COLLECTED MATERIAL:

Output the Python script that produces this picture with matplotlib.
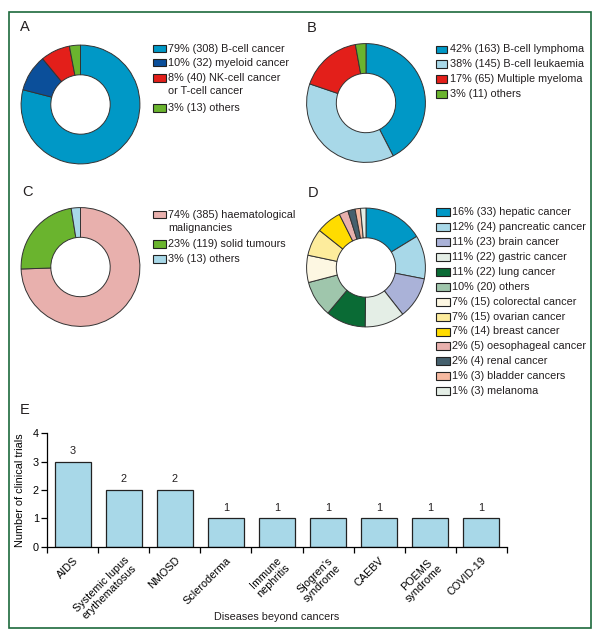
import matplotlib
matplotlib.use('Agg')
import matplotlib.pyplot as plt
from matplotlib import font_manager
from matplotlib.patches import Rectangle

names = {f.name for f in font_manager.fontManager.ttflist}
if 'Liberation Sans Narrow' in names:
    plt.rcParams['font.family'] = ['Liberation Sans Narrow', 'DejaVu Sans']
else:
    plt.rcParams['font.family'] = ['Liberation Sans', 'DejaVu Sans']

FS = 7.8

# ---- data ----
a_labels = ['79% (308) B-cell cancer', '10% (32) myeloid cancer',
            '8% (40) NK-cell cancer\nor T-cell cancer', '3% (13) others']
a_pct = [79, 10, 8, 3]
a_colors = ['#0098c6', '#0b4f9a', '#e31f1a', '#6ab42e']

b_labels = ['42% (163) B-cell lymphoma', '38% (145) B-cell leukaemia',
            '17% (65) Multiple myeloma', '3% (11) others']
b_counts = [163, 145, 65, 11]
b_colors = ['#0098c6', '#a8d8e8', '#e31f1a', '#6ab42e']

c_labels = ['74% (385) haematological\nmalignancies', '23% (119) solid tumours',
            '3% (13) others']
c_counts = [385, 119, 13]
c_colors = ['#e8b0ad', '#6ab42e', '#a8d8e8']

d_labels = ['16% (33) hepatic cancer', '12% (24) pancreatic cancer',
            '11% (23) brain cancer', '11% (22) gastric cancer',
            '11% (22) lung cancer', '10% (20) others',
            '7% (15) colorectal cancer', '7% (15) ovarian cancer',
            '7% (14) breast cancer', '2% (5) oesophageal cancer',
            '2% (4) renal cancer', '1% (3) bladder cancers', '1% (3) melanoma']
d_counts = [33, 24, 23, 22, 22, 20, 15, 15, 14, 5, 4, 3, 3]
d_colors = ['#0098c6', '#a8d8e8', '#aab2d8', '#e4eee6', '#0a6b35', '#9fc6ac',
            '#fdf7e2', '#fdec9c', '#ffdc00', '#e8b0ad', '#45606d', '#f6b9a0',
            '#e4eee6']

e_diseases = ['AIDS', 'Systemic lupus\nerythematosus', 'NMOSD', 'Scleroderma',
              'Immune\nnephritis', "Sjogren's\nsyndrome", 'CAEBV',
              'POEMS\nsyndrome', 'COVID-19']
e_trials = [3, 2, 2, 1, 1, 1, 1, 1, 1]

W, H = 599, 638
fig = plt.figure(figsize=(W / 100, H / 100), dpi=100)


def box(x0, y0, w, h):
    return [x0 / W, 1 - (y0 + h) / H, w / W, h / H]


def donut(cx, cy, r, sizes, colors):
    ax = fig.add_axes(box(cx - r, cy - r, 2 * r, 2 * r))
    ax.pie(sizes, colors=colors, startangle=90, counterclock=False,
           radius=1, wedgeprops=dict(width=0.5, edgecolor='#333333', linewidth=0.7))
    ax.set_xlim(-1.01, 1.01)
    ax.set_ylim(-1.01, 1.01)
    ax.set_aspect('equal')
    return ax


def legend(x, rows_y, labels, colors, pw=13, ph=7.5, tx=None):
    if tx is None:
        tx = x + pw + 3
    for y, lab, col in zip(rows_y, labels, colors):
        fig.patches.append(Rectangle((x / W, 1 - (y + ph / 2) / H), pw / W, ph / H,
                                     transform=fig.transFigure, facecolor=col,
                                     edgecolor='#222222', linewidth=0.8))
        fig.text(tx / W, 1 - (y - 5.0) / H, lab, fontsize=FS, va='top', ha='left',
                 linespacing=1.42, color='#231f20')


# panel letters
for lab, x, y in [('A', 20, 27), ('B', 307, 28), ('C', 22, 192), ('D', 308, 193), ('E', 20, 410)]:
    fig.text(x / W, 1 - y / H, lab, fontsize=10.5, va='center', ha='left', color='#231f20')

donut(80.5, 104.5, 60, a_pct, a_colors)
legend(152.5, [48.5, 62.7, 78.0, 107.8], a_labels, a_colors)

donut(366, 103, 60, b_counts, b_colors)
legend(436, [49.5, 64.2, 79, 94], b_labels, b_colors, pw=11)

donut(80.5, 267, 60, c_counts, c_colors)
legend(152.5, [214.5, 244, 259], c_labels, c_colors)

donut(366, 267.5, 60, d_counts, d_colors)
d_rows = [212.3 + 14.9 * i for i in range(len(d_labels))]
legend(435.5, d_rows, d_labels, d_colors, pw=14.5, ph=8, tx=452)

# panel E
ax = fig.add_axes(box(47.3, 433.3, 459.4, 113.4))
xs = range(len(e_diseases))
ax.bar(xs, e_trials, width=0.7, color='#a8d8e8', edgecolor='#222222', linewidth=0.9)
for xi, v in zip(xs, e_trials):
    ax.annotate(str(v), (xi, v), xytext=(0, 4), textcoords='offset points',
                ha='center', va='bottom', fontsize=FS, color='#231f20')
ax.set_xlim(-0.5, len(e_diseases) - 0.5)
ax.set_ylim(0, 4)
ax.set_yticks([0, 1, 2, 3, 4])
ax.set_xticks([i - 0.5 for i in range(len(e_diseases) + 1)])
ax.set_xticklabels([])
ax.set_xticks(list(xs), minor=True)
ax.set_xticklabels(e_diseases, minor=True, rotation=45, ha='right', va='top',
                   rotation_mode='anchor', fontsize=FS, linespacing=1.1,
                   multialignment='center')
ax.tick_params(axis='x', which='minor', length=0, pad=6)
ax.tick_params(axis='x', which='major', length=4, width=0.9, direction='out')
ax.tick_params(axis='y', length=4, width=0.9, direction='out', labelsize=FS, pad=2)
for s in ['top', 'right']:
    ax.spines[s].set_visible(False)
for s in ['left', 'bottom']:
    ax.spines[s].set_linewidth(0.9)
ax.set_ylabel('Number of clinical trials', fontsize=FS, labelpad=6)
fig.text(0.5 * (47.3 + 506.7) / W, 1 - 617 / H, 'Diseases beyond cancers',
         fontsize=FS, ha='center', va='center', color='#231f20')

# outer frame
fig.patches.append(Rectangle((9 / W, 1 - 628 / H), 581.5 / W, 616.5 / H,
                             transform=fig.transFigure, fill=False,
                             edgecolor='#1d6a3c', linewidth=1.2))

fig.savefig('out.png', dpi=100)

PROBLEM DETAILS:
In the listing above, count each line that holds the string "matplotlib". Give the number only.

EXERCISE OUTPUT:
6